Is Fast Fashion Fizzling?

Yesterday I came across two thought-provoking articles on a common theme: the potential decline of fast fashion. What is “fast fashion”, you ask? My best friend Wikipedia defines fast fashion as follows: “a contemporary term used by fashion retailers to acknowledge that designs move from catwalk to store in the fastest time to capture current trends in the market”. Basically, fast fashion is clothing that is trendy and affordable, or “cheap chic”. Still not sure what “fast fashion” is? One word: H&M. Two more words: Forever21, Zara. That’s fast fashion in a nutshell!

Fast fashion has come under fire for encouraging over-consumption of cheap clothing. It has also been accused of “cheapening” fashion itself! The first of the articles I read yesterday was an op-ed piece from Business of Fashion entitled “Making the Case against Fast Fashion Collaborations”. The author, Eugene Rabkin, claimed that fast fashion isn’t even fashion, at least in the more traditional sense of the word. Fashion used to be synonymous with craftsmanship and artistic expression; however, the fast “fashion” that is popular today does not meet either of these criteria – it’s mass-produced and frankly, unoriginal. Collaborations between fast fashion retailers and high-end designer brands, such as the soon to be released collab between H & M and Maison Martin Margiela, end up “watering down” that high-end brand.

Although the claim that fast fashion isn’t “really” fashion seems a bit of a stretch, I can kinda see the author’s point. Fast fashion certainly seems to have altered the way consumers, especially young ones, see fashion. The focus of fashion seems to have shifted from quality and timelessness to convenience and trendiness.

Of course, this focus could always shift back. In fact, this was the thesis of the second article I read yesterday, entitled “Trend Forecasters Calling for ‘Fast Fashion Fatigue” and appearing on Racked.com. Apparently, peeps are kinda getting sick of the fast fashion thing, and are starting to value quality over quantity once more.

That’s good news for SeamBLiSS.

As a company whose mission is to sell and promote handmade, one-of-a-kind, and custom- fit apparel, SeamBLiSS is of course glad that consumers are valuing craftsmanship and quality clothing once more.

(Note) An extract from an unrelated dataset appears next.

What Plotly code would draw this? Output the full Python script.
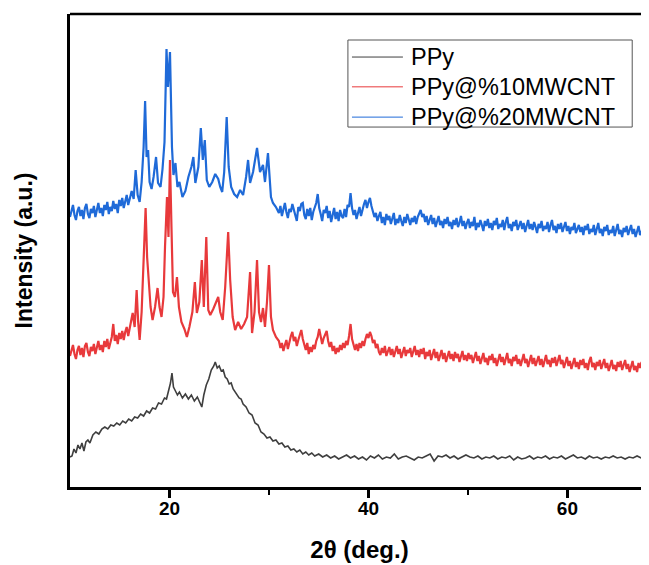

However, we realize that not everyone can afford to buy all custom, all the time! You might be passin’ by an H&M one day and decide to buy something cheap and convenient, and that’s ok! I think fast fashion is probably here to stay, even though it may decline in popularity. I also think that fast fashion items can be part of a “balanced” wardrobe, that includes both high-quality, elegant items and cheaper, trendier ones!

Do you guys like fast fashion brands like Zara and H&M? Do you think they’re on the way out, or only growing more popular? Let us know in the comments.

Kristen P.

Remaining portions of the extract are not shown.